This is a guest post from Katie Karras – a communications consultant in Washington, DC and proud member of St. Timothy and St. Athanasius Church in Arlington, VA who has guest posted on my blog before. You can follow her on twitter, @KatieKarras. And if you too are interested in guest posting on my blog, please visit my Guest Post guidelines for more info.
This January, like thousands across the country, I made a resolution to lose weight and be healthy. So after doing some online research, I made my way to the neighborhood gym to meet with the sales team. Having read a lot about how gyms try to rip you off with random fees and entice you with perks, I went in skeptical but feeling prepared.
The staff was welcoming, they gave me the best deal they could, and I signed up. However, not fully convinced that I would be the 10% that keeps up with their resolutions every year, I decided on a month-to-month membership. This allowed me an easy “out” when things got tough, but still made me feel like I was committed to my health.
Let me just say that this is not the first gym I’ve joined, or my first attempt to get in shape. Like most women, I’ve tried about 5 gyms and 5 other “at home” work out programs in an attempt to get in shape. This time, I told myself, it would be different.
About a month in, I can really say it is. I have motivation, time, encouragement, and a specific goal, but sometimes the gym doesn’t make it easier.
There are so many factors that can keep me home in my PJs; the cold, my insecurities, the fact that I’ve failed before, my uncertainty, but all that is compounded when I walk into the gym of seemingly perfect people who look like they know what they’re doing.
When I struggle to get the equipment to adjust after a man leg pressed 1,000 pounds, when I feel stares from others in the mirror and wonder if it was silly to think I could pull off the matching gym outfit, when I hear a snarky comment about how I’m not cleaning the equipment correctly, when I get offered prescription drugs that would “help shed those pounds off quick” (all true stories) without realizing it, any one of those people could send me right back to my couch and that gallon of ice cream in my fridge “for emergencies.”
As I contemplated giving the sales representative a piece of my mind for conning me into joining this hypocritical institution, I started to realize, a gym is a lot like a church.
People come wanting to be healthy, wanting to get back in “shape,” but they also come with their previous experiences, broken hearts, skepticism, and that aching feeling that this is just another church that will disappoint.
Just as I walk in the gym and immediately notice the most fit on the gym room floor, these people walk into churches and see “spiritual body-builders” and people that seemingly have it all figured out. What they don’t see are the years of hard work leading up to a foundational relationship with God.
As someone who’s grown up in the church, it’s pretty easy to dismiss those people as “not invested” or accuse them of needing to take ownership of their own spiritual lives regardless of how they feel when they walk into church, and while it’s true that sometimes there are personal issues and histories that need to be overcome, we needn’t add one more obstacle to the pile of discouragement.

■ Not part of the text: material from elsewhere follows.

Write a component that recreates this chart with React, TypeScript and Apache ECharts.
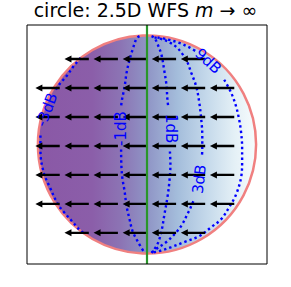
import React, { useEffect, useRef } from "react";
import * as echarts from "echarts";

// ---- data ----
const radius = [1.5];
const axisMin = -1.65;
const axisMax = 1.65;

// quiver grid (arrow tails) and direction
const arrowRowY = [1.18, 0.78, 0.38, -0.02, -0.42, -0.82, -1.22];
const arrowRowX = [
  [-0.8, -0.4, 0, 0.4, 0.8],
  [-1.2, -0.8, -0.4, 0, 0.4, 0.8, 1.2],
  [-1.2, -0.8, -0.4, 0, 0.4, 0.8, 1.2],
  [-1.2, -0.8, -0.4, 0, 0.4, 0.8, 1.2],
  [-1.2, -0.8, -0.4, 0, 0.4, 0.8, 1.2],
  [-1.2, -0.8, -0.4, 0, 0.4, 0.8, 1.2],
  [-0.8, -0.4, 0, 0.4, 0.8],
];
const arrowU = -1;
const arrowV = 0;
const arrowLength = 0.335;

// contour lines (segments broken where labels sit)
const contourMinus3 = [
  [[-0.911, 1.196], [-1.006, 1.086], [-1.102, 0.949], [-1.198, 0.839], [-1.253, 0.756]],
  [[-1.465, 0.124], [-1.465, -0.041], [-1.458, -0.206], [-1.431, -0.344], [-1.404, -0.44], [-1.335, -0.591], [-1.226, -0.825], [-1.13, -0.949], [-1.02, -1.072], [-0.924, -1.182], [-0.842, -1.237]],
];
const contourMinus1 = [
  [[-0.103, 1.497], [-0.144, 1.464], [-0.199, 1.306], [-0.24, 1.169], [-0.281, 0.99], [-0.308, 0.797], [-0.349, 0.591], [-0.356, 0.509]],
  [[-0.356, -0.069], [-0.353, -0.275], [-0.34, -0.454], [-0.308, -0.646], [-0.281, -0.852], [-0.24, -1.031], [-0.199, -1.196], [-0.13, -1.334], [-0.034, -1.497]],
];
const contourPlus1 = [
  [[0.062, 1.497], [0.103, 1.471], [0.144, 1.389], [0.199, 1.237], [0.24, 1.004], [0.267, 0.825], [0.281, 0.619], [0.294, 0.509]],
  [[0.315, -0.096], [0.322, -0.275], [0.308, -0.509], [0.281, -0.729], [0.24, -0.962], [0.199, -1.196], [0.144, -1.375], [0.062, -1.497]],
];
const contourPlus3 = [
  [[0.103, 1.479], [0.24, 1.444], [0.335, 1.396], [0.418, 1.334], [0.486, 1.251], [0.541, 1.169], [0.609, 0.99], [0.678, 0.797], [0.719, 0.577], [0.746, 0.344], [0.76, 0.137], [0.76, -0.069], [0.753, -0.179]],
  [[0.637, -0.784], [0.596, -0.88], [0.555, -0.962], [0.486, -1.1], [0.404, -1.21], [0.281, -1.334], [0.144, -1.43], [0.062, -1.492]],
];
const contourPlus9 = [
  [[0.144, 1.478], [0.281, 1.451], [0.445, 1.402], [0.582, 1.341], [0.664, 1.292]],
  [[1.061, 0.894], [1.157, 0.715], [1.226, 0.522], [1.267, 0.344], [1.294, 0.165], [1.308, -0.041], [1.308, -0.234], [1.294, -0.454], [1.226, -0.687], [1.13, -0.866], [1.02, -1.031], [0.883, -1.141], [0.719, -1.265], [0.513, -1.347], [0.335, -1.416], [0.171, -1.471], [0.075, -1.492]],
];
const contours = [contourMinus3, contourMinus1, contourPlus1, contourPlus3, contourPlus9];

const labelTexts = ["-3dB", "-1dB", "1dB", "3dB", "9dB"];
const labelX = [-1.377, -0.363, 0.336, 0.719, 0.842];
const labelY = [0.479, 0.219, 0.219, -0.479, 1.151];
const labelRotation = [69, 90, -90, 83, -43];

const title = "circle: 2.5D WFS {m|m}{a| → ∞}";

export default function App() {
  const ref = useRef<HTMLDivElement>(null);
  useEffect(() => {
    if (!ref.current) return;
    const chart = echarts.init(ref.current, undefined, { renderer: "svg" });

    const arrowData: number[][] = [];
    arrowRowY.forEach((y, i) => {
      arrowRowX[i].forEach((x) => arrowData.push([x, y, arrowU, arrowV]));
    });

    const fillGradient = new echarts.graphic.LinearGradient(0, 0, 1, 0, [
      { offset: 0, color: "#8a58a6" },
      { offset: 0.25, color: "#8b5ea9" },
      { offset: 0.38, color: "#8c74b4" },
      { offset: 0.5, color: "#8f94c5" },
      { offset: 0.64, color: "#a4bddb" },
      { offset: 0.78, color: "#c6daeb" },
      { offset: 0.9, color: "#e4f0f6" },
      { offset: 1, color: "#f7fcfd" },
    ]);

    const contourSeries: any[] = [];
    contours.forEach((segs) => {
      segs.forEach((seg) => {
        contourSeries.push({
          type: "line",
          data: seg,
          showSymbol: false,
          symbol: "none",
          smooth: 0.35,
          z: 4,
          silent: true,
          lineStyle: { color: "#0000ff", width: 2.4, type: [2.4, 3] },
        });
      });
    });

    const option: any = {
      animation: false,
      backgroundColor: "#ffffff",
      title: {
        text: title,
        left: "center",
        top: 0,
        padding: 0,
        textStyle: {
          fontFamily: "DejaVu Sans",
          fontSize: 19,
          fontWeight: "normal",
          color: "#000",
          rich: {
            m: { fontFamily: "DejaVu Sans", fontSize: 19, fontStyle: "italic", color: "#000" },
            a: { fontFamily: "DejaVu Sans", fontSize: 19, color: "#000" },
          },
        },
      },
      grid: {
        left: 27,
        top: 25,
        width: 240,
        height: 239,
        show: true,
        borderColor: "#000",
        borderWidth: 1,
        backgroundColor: "transparent",
        z: 20,
      },
      xAxis: { type: "value", min: axisMin, max: axisMax, show: false },
      yAxis: { type: "value", min: axisMin, max: axisMax, show: false },
      series: [
        {
          type: "custom",
          z: 1,
          silent: true,
          data: [[0, 0, radius[0]]],
          encode: { x: 0, y: 1 },
          renderItem: (params: any, api: any) => {
            const c = api.coord([api.value(0), api.value(1)]);
            const r = api.size([api.value(2), 0])[0];
            return {
              type: "circle",
              shape: { cx: c[0], cy: c[1], r },
              style: { fill: fillGradient, stroke: "#f08080", lineWidth: 2.5 },
            };
          },
        },
        ...contourSeries,
        {
          type: "custom",
          z: 6,
          silent: true,
          data: arrowData,
          encode: { x: 0, y: 1 },
          renderItem: (params: any, api: any) => {
            const x = api.value(0);
            const y = api.value(1);
            const u = api.value(2);
            const v = api.value(3);
            const p0 = api.coord([x, y]);
            const p1 = api.coord([x + u * arrowLength, y + v * arrowLength]);
            const dx = p1[0] - p0[0];
            const dy = p1[1] - p0[1];
            const L = Math.hypot(dx, dy) || 1;
            const ux = dx / L;
            const uy = dy / L;
            const nx = -uy;
            const ny = ux;
            const hw = 1.2;
            const headL = 7;
            const headHW = 3.5;
            const bx = p1[0] - ux * headL;
            const by = p1[1] - uy * headL;
            const points = [
              [p0[0] + nx * hw, p0[1] + ny * hw],
              [bx + nx * hw, by + ny * hw],
              [bx + nx * headHW, by + ny * headHW],
              [p1[0], p1[1]],
              [bx - nx * headHW, by - ny * headHW],
              [bx - nx * hw, by - ny * hw],
              [p0[0] - nx * hw, p0[1] - ny * hw],
            ];
            return { type: "polygon", shape: { points }, style: { fill: "#000" } };
          },
        },
        {
          type: "custom",
          z: 7,
          silent: true,
          data: labelTexts.map((t, i) => [labelX[i], labelY[i]]),
          encode: { x: 0, y: 1 },
          renderItem: (params: any, api: any) => {
            const i = params.dataIndex;
            const p = api.coord([api.value(0), api.value(1)]);
            return {
              type: "text",
              x: p[0],
              y: p[1],
              rotation: (labelRotation[i] * Math.PI) / 180,
              style: {
                text: labelTexts[i],
                fill: "#0000ff",
                fontSize: 15,
                fontFamily: "DejaVu Sans",
                align: "center",
                verticalAlign: "middle",
              },
            };
          },
        },
        {
          type: "line",
          data: [],
          z: 10,
          silent: true,
          markLine: {
            silent: true,
            symbol: "none",
            z: 10,
            label: { show: false },
            lineStyle: { color: "#2a962a", width: 2.2, type: "solid" },
            data: [{ xAxis: 0 }],
          },
        },
      ],
    };
    chart.setOption(option);
    return () => chart.dispose();
  }, []);
  return (
    <div
      ref={ref}
      style={{ position: "absolute", left: 0, top: 0, width: 291, height: 287 }}
    />
  );
}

It’s great that the front desk manager and sales representative and personal trainer all greet me with a smile, but that’s their job. It’s much more encouraging when a fellow gym member shows me how to use a machine, or gives me a heads up that the treadmill to the left is broken, or just smiles an encouraging smile after my last squat. That means more because it’s a sign that they understand that no matter the internal struggle that I had of getting off my couch and into my icy car, I made it to the gym and am making an effort.
At the end of the day it is a personal responsibility to take ownership of our spiritual (and physical) well-being, but we can always afford to give a little grace and remember our own journey and struggle to health.